"Then the Lord God said, 'It is not good that the man should be alone; I will make him a helper fit for him." Genesis 2:18
This is a study from the book Helper by Design by Elyse Fitzpatrick.

Monday, April 12, 2010

Chapter Nine ~ Learning the Steps of the Dance

"But as the church is subject to Christ, so also the wives ought to be to their husbands in everything." Ephesians 5:24


All Christians are called to submit. We are called to submit to the Lord, to each other and to the authorities that God has placed over us. Christ is our perfect example of joyful willing submission. The more we know of Christ, the better our understanding of what true biblical submission looks like. As wives we are to follow the lead of our husband as the church follows the lead of Christ. God designed submission for our good and His glory. So what is submission? It is the laying down of self and yielding to another. I am to embrace my husband's calling and vision and make it my own. I don't lose who I am, I bring my gifts and strengths to benefit my husband. How can we do this? It is only by the grace of God. As we submit to our heavenly Father, we will be able to submit to our earthly husband.

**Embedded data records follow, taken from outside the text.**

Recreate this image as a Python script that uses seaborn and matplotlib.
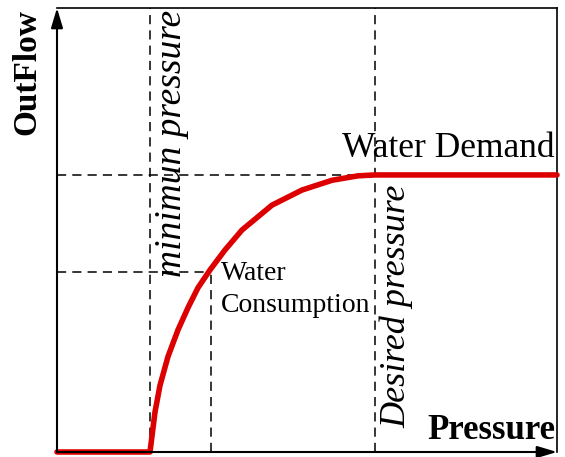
"""Pressure-driven outflow sketch (water demand vs. pressure)."""

import matplotlib
matplotlib.use("Agg")
import matplotlib.pyplot as plt
import pandas as pd
import seaborn as sns

# Curve (pressure, outflow) in 0-100 units
pressure = [0, 18.6, 19.6, 20.6, 22.2, 24.2, 26.2, 28.2, 30.6,
            33.6, 37.0, 43.0, 49.0, 55.0, 60.2, 63.6, 100]
outflow = [0, 0, 9.0, 15.0, 21.5, 27.5, 32.5, 37.0, 41.0,
           45.5, 50.0, 55.6, 59.0, 61.2, 62.2, 62.4, 62.4]

# Reference levels
p_min = 18.6
p_use = 30.8
p_des = 63.6
q_use = 40.5
q_des = 62.4

sns.set_style("white")
plt.rcParams["font.family"] = ["Liberation Serif", "DejaVu Serif"]
plt.rcParams["text.color"] = "black"

df = pd.DataFrame({"Pressure": pressure, "OutFlow": outflow})

fig = plt.figure(figsize=(5.65, 4.57), dpi=100)
ax = fig.add_axes([57 / 565, 5 / 457, 500 / 565, 444 / 457])

dash = dict(color="black", lw=1.1, linestyle=(0, (6, 4)), zorder=1)
ax.plot([p_min, p_min], [0, 100], **dash)
ax.plot([p_des, p_des], [0, 100], **dash)
ax.plot([p_use, p_use], [0, q_use], **dash)
ax.plot([0, p_des], [q_des, q_des], **dash)
ax.plot([0, p_use], [q_use, q_use], **dash)

sns.lineplot(data=df, x="Pressure", y="OutFlow", sort=False, estimator=None,
             color="#dd0000", lw=4, ax=ax, zorder=3, clip_on=False,
             solid_joinstyle="round")

ax.set_xlim(0, 100)
ax.set_ylim(0, 100)
ax.set_xticks([])
ax.set_yticks([])
ax.set_xlabel("")
ax.set_ylabel("")

for side in ["left", "bottom"]:
    ax.spines[side].set_visible(False)
for side in ["top", "right"]:
    ax.spines[side].set_linewidth(1.2)
    ax.spines[side].set_color("black")

arrow = dict(arrowstyle="-|>,head_length=0.6,head_width=0.18",
             color="black", lw=1.5, mutation_scale=20,
             shrinkA=0, shrinkB=0)
ax.annotate("", xy=(0, 1), xytext=(0, 0), xycoords="axes fraction",
            arrowprops=arrow, annotation_clip=False)
ax.annotate("", xy=(1, 0), xytext=(0, 0), xycoords="axes fraction",
            arrowprops=arrow, annotation_clip=False)

# Labels
ax.text(-6, 85.6, "OutFlow", rotation=90, fontsize=24, fontweight="bold",
        ha="center", va="center", clip_on=False)
ax.text(99.6, 2.9, "Pressure", fontsize=25, fontweight="bold",
        ha="right", va="baseline")
ax.text(57, 66.4, "Water Demand", fontsize=25.5, ha="left", va="baseline")
ax.text(32.8, 38.7, "Water", fontsize=20, ha="left", va="baseline")
ax.text(32.8, 31.5, "Consumption", fontsize=20, ha="left", va="baseline")
ax.text(23, 69.6, "minimun pressure", rotation=90, fontsize=27,
        style="italic", ha="center", va="center")
ax.text(68, 32.9, "Desired pressure", rotation=90, fontsize=26,
        style="italic", ha="center", va="center")

fig.savefig("out.png", dpi=100)
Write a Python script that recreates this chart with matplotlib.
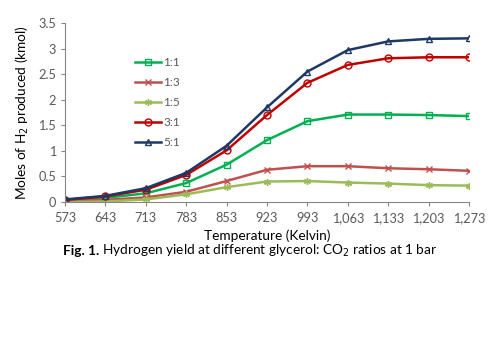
import matplotlib
matplotlib.use("Agg")
import matplotlib.pyplot as plt

temps = ["573", "643", "713", "783", "853", "923", "993", "1,063", "1,133", "1,203", "1,273"]
r11 = [0.02, 0.08, 0.17, 0.37, 0.73, 1.21, 1.58, 1.71, 1.71, 1.70, 1.68]
r13 = [0.02, 0.04, 0.09, 0.20, 0.41, 0.63, 0.70, 0.70, 0.66, 0.64, 0.61]
r15 = [0.00, 0.01, 0.05, 0.15, 0.29, 0.40, 0.41, 0.38, 0.36, 0.33, 0.32]
r31 = [0.04, 0.11, 0.24, 0.53, 1.01, 1.70, 2.33, 2.68, 2.81, 2.83, 2.83]
r51 = [0.05, 0.12, 0.27, 0.57, 1.10, 1.85, 2.55, 2.97, 3.14, 3.19, 3.20]

plt.rcParams['font.family'] = ['Lato', 'DejaVu Sans']

fig = plt.figure(figsize=(5.03, 3.61), dpi=100)
ax = fig.add_axes([65/503, 1-202/361, (469-65)/503, (202-23)/361])

x = list(range(len(temps)))
series = [
    ("1:1", r11, "#00B050", "s"),
    ("1:3", r13, "#C0504D", "x"),
    ("1:5", r15, "#9BBB59", (6, 2, 0)),
    ("3:1", r31, "#C00000", "o"),
    ("5:1", r51, "#1F3864", "^"),
]
for lab, vals, col, mk in series:
    ax.plot(x, vals, color=col, lw=1.8, marker=mk, markersize=5,
            markerfacecolor="none", markeredgecolor=col, markeredgewidth=1.0, label=lab)

ax.set_xlim(0, len(temps) - 1)
ax.set_ylim(0, 3.5)
ax.set_xticks(x)
ax.set_xticklabels(temps)
ax.set_yticks([0, 0.5, 1, 1.5, 2, 2.5, 3, 3.5])
ax.set_yticklabels(["0", "0.5", "1", "1.5", "2", "2.5", "3", "3.5"])
for s in ["top", "right"]:
    ax.spines[s].set_visible(False)
for s in ["left", "bottom"]:
    ax.spines[s].set_color("#868686")
    ax.spines[s].set_linewidth(0.8)
ax.tick_params(axis="both", colors="#868686", labelcolor="#595959", labelsize=9.2, length=3, width=0.8)
ax.tick_params(axis="x", pad=4)

ax.set_ylabel("Moles of H$_2$ produced (kmol)", fontsize=9.8, color="black", labelpad=5)
ax.set_xlabel("Temperature (Kelvin)", fontsize=9.8, color="black", labelpad=4)

leg = ax.legend(loc="upper left", bbox_to_anchor=(0.162, 0.835), frameon=False, fontsize=8.5,
                labelspacing=0.75, handlelength=2.2, handletextpad=0.2, labelcolor="#595959",
                borderaxespad=0)

# caption: bold part + normal part
fig.canvas.draw()
r = fig.canvas.get_renderer()
ybase = 1 - 251/361
t1 = fig.text(0, ybase, "Fig. 1.", fontsize=9.8, fontweight="bold", ha="left", va="center")
t2 = fig.text(0, ybase, " Hydrogen yield at different glycerol: CO$_2$ ratios at 1 bar",
              fontsize=9.8, ha="left", va="center")
w1 = t1.get_window_extent(r).width
w2 = t2.get_window_extent(r).width
total = w1 + w2
x0 = 250 - total / 2
t1.set_x(x0 / 503)
t2.set_x((x0 + w1) / 503)

fig.savefig("out.png", dpi=100)
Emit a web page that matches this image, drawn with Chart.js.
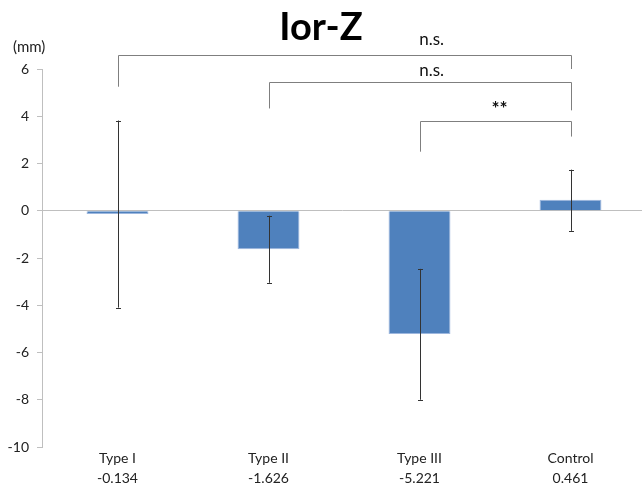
<!DOCTYPE html>
<html>
<head>
<meta charset="utf-8">
<script src="https://cdn.jsdelivr.net/npm/chart.js@4.4.1/dist/chart.umd.min.js"></script>
<style>
  html, body { margin: 0; padding: 0; background: #fff; }
  #wrap { width: 642px; height: 488px; }
</style>
</head>
<body>
<div id="wrap"><canvas id="myChart" width="642" height="488"></canvas></div>
<script>
// values
const groups = ['Type I', 'Type II', 'Type III', 'Control'];
const means = [-0.134, -1.626, -5.221, 0.461];
const errLow = [-4.10, -3.05, -8.00, -0.85];
const errHigh = [3.82, -0.21, -2.46, 1.74];
const yTicks = [-10, -8, -6, -4, -2, 0, 2, 4, 6];

// significance comparisons: [from, to, label]
const comparisons = [
  [0, 3, 'n.s.'],
  [1, 3, 'n.s.'],
  [2, 3, '**']
];
// bracket geometry (value units): [barY, leftLegY, rightLegY, labelIndex, labelY]
const bracketLevels = [
  [6.6, 5.25, 6.0, 2.08, 7.25],
  [5.45, 4.33, 4.25, 2.08, 5.95],
  [3.78, 2.5, 3.14, 2.53, 4.3]
];

const font = "Lato, 'Open Sans', sans-serif";

const extras = {
  id: 'extras',
  afterLayout(chart) {
    // category axis runs a little past the right edge of the canvas
    const x = chart.scales.x;
    x.right = 646;
    x.width = x.right - x.left;
    x.configure();
  },
  afterDatasetsDraw(chart) {
    const ctx = chart.ctx;
    const x = chart.scales.x, y = chart.scales.y;
    ctx.save();
    // error bars
    ctx.strokeStyle = '#333';
    ctx.lineWidth = 1;
    errLow.forEach((lo, i) => {
      const px = Math.round(x.getPixelForValue(i)) + 0.5;
      const top = y.getPixelForValue(errHigh[i]);
      const bot = y.getPixelForValue(lo);
      ctx.beginPath();
      ctx.moveTo(px, top); ctx.lineTo(px, bot);
      ctx.moveTo(px - 2.5, Math.round(top) + 0.5); ctx.lineTo(px + 2.5, Math.round(top) + 0.5);
      ctx.moveTo(px - 2.5, Math.round(bot) + 0.5); ctx.lineTo(px + 2.5, Math.round(bot) + 0.5);
      ctx.stroke();
    });
    // brackets
    ctx.strokeStyle = '#7f7f7f';
    ctx.fillStyle = '#111';
    ctx.textAlign = 'center';
    ctx.textBaseline = 'middle';
    comparisons.forEach((c, k) => {
      const lv = bracketLevels[k];
      const x1 = Math.round(x.getPixelForValue(c[0])) + 0.5;
      const x2 = Math.round(x.getPixelForValue(c[1])) + 0.5;
      const yb = Math.round(y.getPixelForValue(lv[0])) + 0.5;
      ctx.beginPath();
      ctx.moveTo(x1, y.getPixelForValue(lv[1]));
      ctx.lineTo(x1, yb);
      ctx.lineTo(x2, yb);
      ctx.lineTo(x2, y.getPixelForValue(lv[2]));
      ctx.stroke();
      ctx.font = (c[2] === '**' ? 'bold 19px ' : '17px ') + font;
      ctx.fillText(c[2], x.getPixelForValue(lv[3]), y.getPixelForValue(lv[4]));
    });
    // title and unit
    ctx.font = 'bold 38px ' + font;
    ctx.fillStyle = '#000';
    ctx.fillText('Ior-Z', 321, 28);
    ctx.font = '15px ' + font;
    ctx.textAlign = 'left';
    ctx.fillStyle = '#222';
    ctx.fillText('(mm)', 13, 47);
    ctx.restore();
  }
};

new Chart(document.getElementById('myChart'), {
  type: 'bar',
  data: {
    labels: groups.map((g, i) => [g, means[i].toFixed(3)]),
    datasets: [{
      data: means,
      backgroundColor: '#4f81bd',
      borderColor: '#9db7de',
      borderWidth: 1,
      barPercentage: 0.82,
      categoryPercentage: 0.5
    }]
  },
  options: {
    responsive: false,
    animation: false,
    layout: { padding: { top: 69, right: 0, left: 0, bottom: 0 } },
    plugins: { legend: { display: false }, tooltip: { enabled: false } },
    scales: {
      x: {
        grid: { display: false },
        border: { display: false },
        afterFit: s => { s.height = 41; },
        ticks: { color: '#222', padding: -6, font: { family: font, size: 14, lineHeight: 1.4 } }
      },
      y: {
        min: -10,
        max: 6,
        afterBuildTicks: s => { s.ticks = yTicks.map(v => ({ value: v })); },
        afterFit: s => { s.width = 42; },
        border: { color: '#bfbfbf' },
        grid: {
          color: c => (c.tick && c.tick.value === 0 ? '#bfbfbf' : 'rgba(0,0,0,0)'),
          tickColor: '#bfbfbf',
          tickLength: 5
        },
        ticks: { color: '#222', padding: 8, font: { family: font, size: 14 } }
      }
    }
  },
  plugins: [extras]
});
</script>
</body>
</html>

I haven't been relying on the Holy Spirit for the power to submit. I have been depending on my own strength. If I was depending on the Spirit I would ask Him to enable me to have the right attitude about submission. I know that God is faithful and He can give me the right attitude. Why do I fight against Him by not asking for His strength? I struggle with the idea that in order to submit I have to think exactly like my husband, that I have to agree with everything he thinks and does. What does submission look like when it doesn't think the same way? Where is the balance of expressing my own views and opinions yet submitting to Jason's decisions? I feel that if I don't think like him I'm not following him. I'm in a tug a war with the desire to just keep quiet for the sake of peace and the desire to fight for what I think. Both are wrong. I need to share my perspective but once my husband has made the final decision I need to support that with everything that is in me.